Moreno için Freud’un insanlığa hediye ettiği iç dünya (bilinçdışı) kavrayışı farklı ve karamsar olmayan bir bağlamda ele alınabilirdi: İnsanı belirleyen şey kaotik, bilinemez ve karamsar bir iç dünya (veya bilinçdışı) değil, hayatta edinilmiş rollerdi.
Psikodrama, insanın bilinçdışına kazınmış ve çoğunlukla başına bela olan rollerini tanımasını, bunları anlamasını ve değiştirebilmesini sağlıyordu. Psikodramaya katılan birey, kendiyle sınırlı olan ve dolayısıyla deneyime dönüştürülemeyen içsel yaşantılarını psikodramanın sahnesinde hem kendi rolünde hem de ötekilerin rollerinde deneyimleyerek tanıyor ve değişiyordu. Zaman içinde Psikodrama, sadece grup terapileri içinde değil, psikoterapilerin geniş alanında da kendine başat bir rol edinmiş oldu.
Ülkemizde grup psikoterapileri ve psikodrama
Türkiye’de grup psikoterapileri henüz yeterince yaygınlaşmış değil ve genel kanı, yerli ve yabancı film ve dizilerde sahnelenen bolca ağlamanın olduğu, grubun histerik etkileşimlere girdiği, katarsis denilen ruhsal boşalım yoluyla rahatlamanın gerçekleştiği bir yöntem olduğu yönünde.
Bu tamamiyle yanlış!
Grup psikoterapileri ve bu terapilerin gözdesi olan psikodrama, iyileşme sürecini katarsis yoluyla sağlamaz. Dizi ve filmler, seyirciyi etkilemek amacıyla veya bilmediğimiz başka nedenlerle grup psikoterapilerini, duygusal pornografi olarak gösteriyorlar.
Gerçekten de, grup terapisi deyince pek çok kişinin aklına yabancı film ya da dizilerden sahneler geliyor. İnsanların toplandığı ve birbirilerine dertlerini anlattığı ve sonunda birilerinin ağlayarak birbirine sarıldığı veya grubun bir dışavurumu coşkuyla alkışladığı sahneler hayallerde canlanıyor.

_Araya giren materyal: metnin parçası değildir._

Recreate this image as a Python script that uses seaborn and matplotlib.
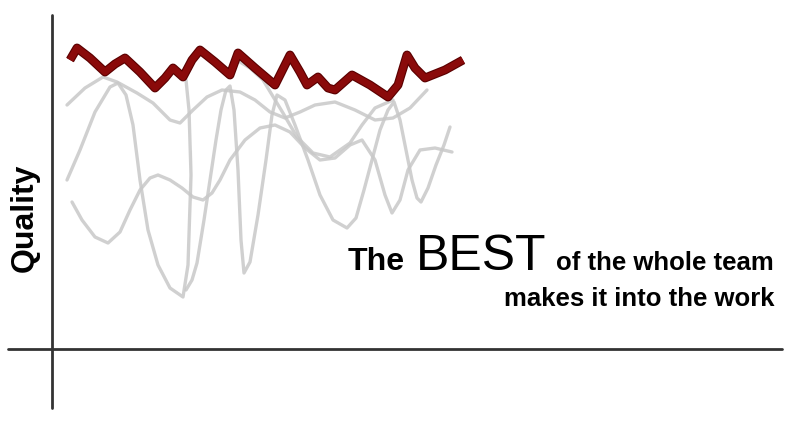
import matplotlib
matplotlib.use("Agg")
import matplotlib.pyplot as plt
import matplotlib.patheffects as pe
import seaborn as sns

# best-of-team line (time vs quality)
best_x = [18, 25, 38, 53, 63, 73, 88, 103, 113, 121, 131, 140, 148, 163, 178, 186, 203,
          223, 238, 248, 255, 266, 276, 283, 300, 318, 336, 346, 355, 363, 373, 393, 411]
best_y = [289, 301, 291, 277, 285, 291, 277, 261, 271, 281, 272, 289, 299, 287, 274, 296, 281,
          264, 294, 277, 264, 272, 261, 259, 274, 264, 252, 264, 294, 281, 271, 279, 289]

# individual team members
m1_x = [15, 33, 51, 65, 85, 101, 118, 128, 141, 155, 170, 188, 203, 218, 233, 248, 263, 283,
        303, 323, 341, 358, 375]
m1_y = [244, 261, 272, 267, 256, 246, 229, 226, 239, 252, 259, 257, 249, 237, 231, 237, 244, 247,
        239, 229, 231, 241, 259]

m2_x = [15, 28, 43, 58, 66, 74, 81, 88, 96, 106, 118, 131, 136, 139, 139, 137, 134]
m2_y = [169, 199, 237, 262, 266, 254, 224, 169, 119, 84, 61, 52, 84, 149, 199, 239, 269]

m3_x = [20, 30, 43, 56, 68, 78, 88, 98, 106, 118, 130, 141, 151, 160, 168, 178, 193, 208, 223,
        238, 253, 268, 283, 298, 310, 323, 333, 340, 348, 356, 368, 383, 400]
m3_y = [147, 129, 112, 106, 117, 139, 159, 171, 174, 169, 161, 152, 149, 156, 169, 189, 209, 221, 224,
        217, 201, 189, 191, 204, 209, 189, 154, 136, 149, 179, 199, 201, 197]

m4_x = [188, 198, 211, 231, 245, 261, 278, 298, 310, 323, 341]
m4_y = [287, 281, 269, 236, 212, 196, 192, 206, 224, 241, 249]

m5_x = [134, 140, 145, 152, 158, 164, 169, 174, 178, 182, 186, 189, 192, 198, 206, 214, 220, 225,
        233, 243, 256, 268, 281, 295, 304, 312, 320, 328, 336, 342, 348, 354, 360, 365, 369, 376,
        384, 392, 398]
m5_y = [59, 69, 86, 129, 169, 209, 239, 259, 263, 239, 179, 109, 76, 87, 134, 189, 234, 254,
        249, 224, 189, 154, 129, 121, 131, 159, 189, 219, 239, 247, 229, 199, 169, 151, 147, 161,
        184, 204, 222]

sns.set_theme(style="white")
plt.rcParams['font.family'] = ['Liberation Sans', 'DejaVu Sans']

fig = plt.figure(figsize=(8, 4.22), dpi=100)
ax = fig.add_axes([0, 0, 1, 1])
ax.set_xlim(-52, 748)
ax.set_ylim(-73, 349)
ax.axis('off')

# gray member lines
for xs, ys in [(m1_x, m1_y), (m2_x, m2_y), (m3_x, m3_y), (m4_x, m4_y), (m5_x, m5_y)]:
    sns.lineplot(x=xs, y=ys, ax=ax, sort=False, color='#c8c8c8', linewidth=2.4,
                 solid_joinstyle='round', solid_capstyle='round', alpha=0.85)

# best line
sns.lineplot(x=best_x, y=best_y, ax=ax, sort=False, color='#8a0a0a', linewidth=4.8,
             solid_joinstyle='round', solid_capstyle='butt',
             path_effects=[pe.Stroke(linewidth=6.4, foreground='#5a0000', joinstyle='round'),
                           pe.Normal()])

# axis lines
ax.plot([-44, 730], [0, 0], color='#333333', linewidth=2)
ax.plot([0, 0], [-59, 334], color='#333333', linewidth=2)

ax.text(-27, 131, 'Quality', rotation=90, fontsize=23, fontweight='bold',
        ha='center', va='center', color='black')

ax.text(296, 79, 'The', fontsize=23, fontweight='bold', ha='left', va='baseline', color='black')
ax.text(364, 79, 'BEST', fontsize=36, ha='left', va='baseline', color='black')
ax.text(722, 79, 'of the whole team', fontsize=18.5, fontweight='bold', ha='right',
        va='baseline', color='black')
ax.text(722, 43, 'makes it into the work', fontsize=18.5, fontweight='bold', ha='right',
        va='baseline', color='black')

fig.savefig('out.png', dpi=100)
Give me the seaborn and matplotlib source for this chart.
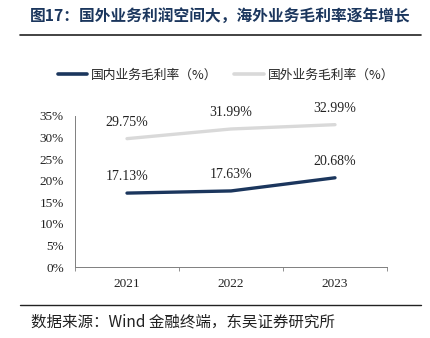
import matplotlib
matplotlib.use("Agg")
import matplotlib.pyplot as plt
import seaborn as sns
import pandas as pd
from matplotlib.ticker import FixedLocator, PercentFormatter
from matplotlib.lines import Line2D

years = ["2021", "2022", "2023"]
domestic = [17.13, 17.63, 20.68]
foreign = [29.75, 31.99, 32.99]
series_names = ["国内业务毛利率（%）", "国外业务毛利率（%）"]
title = "图17：国外业务利润空间大，海外业务毛利率逐年增长"
source = "数据来源：Wind 金融终端，东吴证券研究所"

sns.set_theme(style="white")
FAM = ["Liberation Serif", "Noto Sans CJK SC", "DejaVu Sans"]
CJK = ["Noto Sans CJK SC", "DejaVu Sans"]
plt.rcParams["font.family"] = FAM

df = pd.DataFrame({
    "year": years * 2,
    "x": list(range(len(years))) * 2,
    "value": domestic + foreign,
    "series": [series_names[0]] * 3 + [series_names[1]] * 3,
})

fig = plt.figure(figsize=(4.31, 3.38), dpi=100)
ax = fig.add_axes([75 / 431, 1 - 267 / 338, 312 / 431, 151 / 338])

palette = {series_names[0]: "#1B365D", series_names[1]: "#D9D9D9"}
sns.lineplot(data=df, x="x", y="value", hue="series", palette=palette,
             linewidth=2.4, ax=ax, legend=False, sort=False)

for vals in (domestic, foreign):
    for i, v in enumerate(vals):
        ax.annotate(f"{v:.2f}%", (i, v), xytext=(0, 7), textcoords="offset points",
                    ha="center", va="bottom", fontsize=10, color="#222222")

ax.set_xlim(-0.5, 2.5)
ax.set_ylim(0, 35)
ax.set_yticks(range(0, 36, 5))
ax.yaxis.set_major_formatter(PercentFormatter(decimals=0))
ax.set_xticks(range(len(years)))
ax.set_xticklabels(years)
ax.xaxis.set_minor_locator(FixedLocator([-0.5, 0.5, 1.5, 2.5]))
ax.tick_params(axis="x", which="major", length=0, labelsize=9.5, pad=8, colors="#222222")
ax.tick_params(axis="x", which="minor", length=3, width=0.6, color="#7F7F7F", direction="out", bottom=True)
ax.tick_params(axis="y", which="major", length=0, labelsize=9.5, pad=8, colors="#222222")
ax.set_xlabel("")
ax.set_ylabel("")
for s in ["top", "right"]:
    ax.spines[s].set_visible(False)
for s in ["left", "bottom"]:
    ax.spines[s].set_color("#7F7F7F")
    ax.spines[s].set_linewidth(0.7)

handles = [Line2D([0], [0], color=palette[n], lw=2.6) for n in series_names]
fig.legend(handles, series_names, loc="center", bbox_to_anchor=(226 / 431, 1 - 75 / 338),
           ncol=2, frameon=False, handlelength=2.3, handletextpad=0.3,
           columnspacing=1.3, prop={"family": CJK, "size": 9.2})

fig.text(220 / 431, 1 - 16 / 338, title, ha="center", va="center", fontsize=11.3,
         fontweight="bold", color="#1B365D", family=CJK)
fig.add_artist(Line2D([20 / 431, 421 / 431], [1 - 35 / 338] * 2, color="#222222", lw=1.2))
fig.add_artist(Line2D([20 / 431, 421 / 431], [1 - 305 / 338] * 2, color="#222222", lw=1.0))
fig.text(31 / 431, 1 - 322 / 338, source, ha="left", va="center", fontsize=11.2,
         color="#222222", family=CJK)

fig.savefig("out.png", dpi=100)
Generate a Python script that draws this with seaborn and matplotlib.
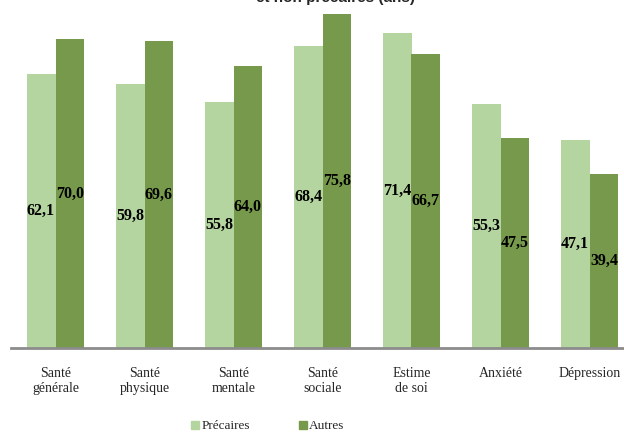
import matplotlib
matplotlib.use("Agg")

import matplotlib.pyplot as plt
import pandas as pd
import seaborn as sns

# --- DATA ---
categories = ["Santé\ngénérale", "Santé\nphysique", "Santé\nmentale", "Santé\nsociale",
              "Estime\nde soi", "Anxiété", "Dépression"]
precaires = [62.1, 59.8, 55.8, 68.4, 71.4, 55.3, 47.1]
autres = [70.0, 69.6, 64.0, 75.8, 66.7, 47.5, 39.4]
groups = ["Précaires", "Autres"]
colors = ["#B5D5A0", "#77994C"]

df = pd.DataFrame({
    "Dimension": categories * 2,
    "Score": precaires + autres,
    "Groupe": [groups[0]] * len(categories) + [groups[1]] * len(categories),
})

sns.set_style("white")
plt.rcParams["font.family"] = ["Liberation Serif", "DejaVu Serif"]

fig = plt.figure(figsize=(6.24, 4.32), dpi=100)
ax = fig.add_axes([11 / 624, 84 / 432, 623 / 624, 348 / 432])

sns.barplot(data=df, x="Dimension", y="Score", hue="Groupe", palette=colors,
            width=0.65, saturation=1, ax=ax, legend=False,
            linewidth=0, edgecolor="none")

# value labels in the middle of each bar
for cont in ax.containers:
    labels = [f"{b.get_height():.1f}".replace(".", ",") for b in cont]
    ax.bar_label(cont, labels=labels, label_type="center",
                 fontsize=11.5, fontweight="bold", color="black")

ax.set_ylim(0, 78.9)
ax.set_xlim(-0.5, 6.5)
ax.set_xlabel("")
ax.set_ylabel("")
ax.set_yticks([])
ax.tick_params(axis="x", length=0, pad=14, labelsize=10)
for s in ["top", "right", "left"]:
    ax.spines[s].set_visible(False)
ax.spines["bottom"].set_color("#8C8C8C")
ax.spines["bottom"].set_linewidth(2)

# legend at the bottom
handles = [plt.Line2D([], [], marker="s", linestyle="", color=c, markersize=6)
           for c in colors]
fig.legend(handles, groups, loc="lower center", bbox_to_anchor=(0.428, -0.028),
           ncol=2, frameon=False, fontsize=9.5, handletextpad=0.05,
           columnspacing=3.6, handlelength=0.8)

# title, mostly cut off at the top of the picture
fig.text(336 / 624, 1 - 2 / 432, "et non précaires (ans)", ha="center",
         va="baseline", fontsize=11, fontweight="bold", family="Liberation Sans")

fig.savefig("out.png", dpi=100)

“Ağladım, rahatladım ve iyileştim” sahneleriyle gösterilen bir psikoterapi yöntemi gerçek yaşamda yok ve bu tür bir yönteme inanmak değil gülmek daha olası.
Grup psikoterapisinde bireylerin konuşmaları, duygularını paylaşmaları, gülmek ve ağlamak gibi duygu dışavurumları gerçek hayatta da yaşanıyor. Yani bu gösterim bir yanıyla gerçek ama büyük ölçüde eksik.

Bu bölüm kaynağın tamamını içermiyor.